Final proposals It is arms that are the enemy and not the Armed Forces. It is the concentration of money that is the enemy and not those who emigrate in search of a better life. The sense of constructing a Region is to be able to make a contribution to humanity, making South America the vanguard of the future Universal Human Nation.

Our proposal is precisely:

a) That we ratify the Tlatelolco Treaty, in order that every country in this region is committed to not using nuclear energy for building weapons of mass destruction and let us extend it towards creating a war-free zone in our region.

b) That we reduce the war budget in the short term by progressive and proportional disarmament throughout the whole region.

c) That we build a treaty of regional sovereignty to guarantee the just and universal application of human rights and recuperation and protection of environmental resources, without leaving to one side full sovereignty. This new treaty must also contemplate a new agreement between Capital and Work, generating equitable conditions for both factors of production.

d) That we close all the bases in the region, as has already been done in Ecuador.

Those steps will begin a change of direction and will change the conditions of dialogue and current regional policy.

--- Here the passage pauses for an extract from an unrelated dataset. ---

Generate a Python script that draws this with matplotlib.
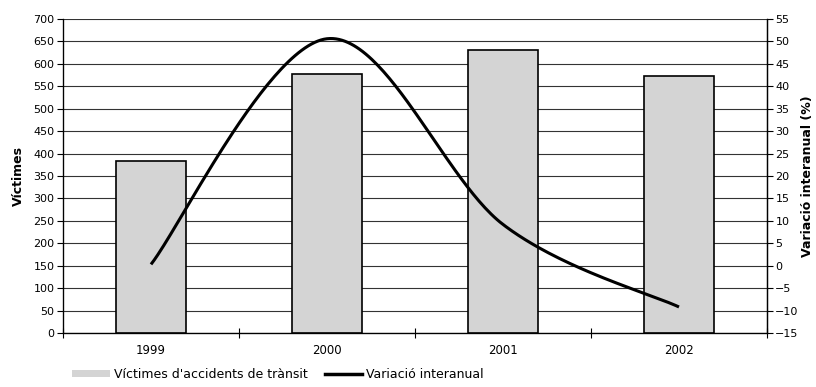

To create awareness: the World March for Peace and Non-Violence

The great change will not arise from speeches drawn up for television or formal declarations, but from sincere concern because in each one of our Nations different forms of violence will have been overcome. No more exploitation of the worker, or discrimination of the woman, or contempt and open or underhand genocide against native peoples. No more ethnocide or ecocide. No more fanaticism or indifference in the face of the terrible conditions of ignorance, sickness and poverty.
It is for this reason that we invite everyone to the closing of the World March for Peace and Non-Violence in the Park of Study and Reflection in Punta de Vacas on 2 January 2010. The great March that began on 2 October in Wellington, New Zealand, which has travelled through more than 100 countries, is seeking to create awareness in the face of the dangerous global situation that we are going through, marked by the heightened probability of nuclear conflict, by arms and by violent military occupation of territories. This project, which travels through the hearts of the world, reviving the conviction that a world without violence is necessary and possible, demands:

• Nuclear disarmament at global level, • Immediate withdrawal of invading troops in occupied territories, • Progressive and proportional reduction of conventional arms, • The signing of non-aggression treaties between countries and • that governments renounce using war as a means to resolve conflicts.

The World March is a call to all peoples to add their effort and take responsibility for changing our world into their own hands, overcoming their personal violence, giving support in their local sphere and as far as their influence reaches.

Thousands of us will be united on the high mountain range of the Andes on 2 January. Perhaps from there, in the middle of the mountains, rocks and wind, a new dialogue with oneself and, therefore, also with others is possible. We invite everyone to join and be inspired in order to begin this human change.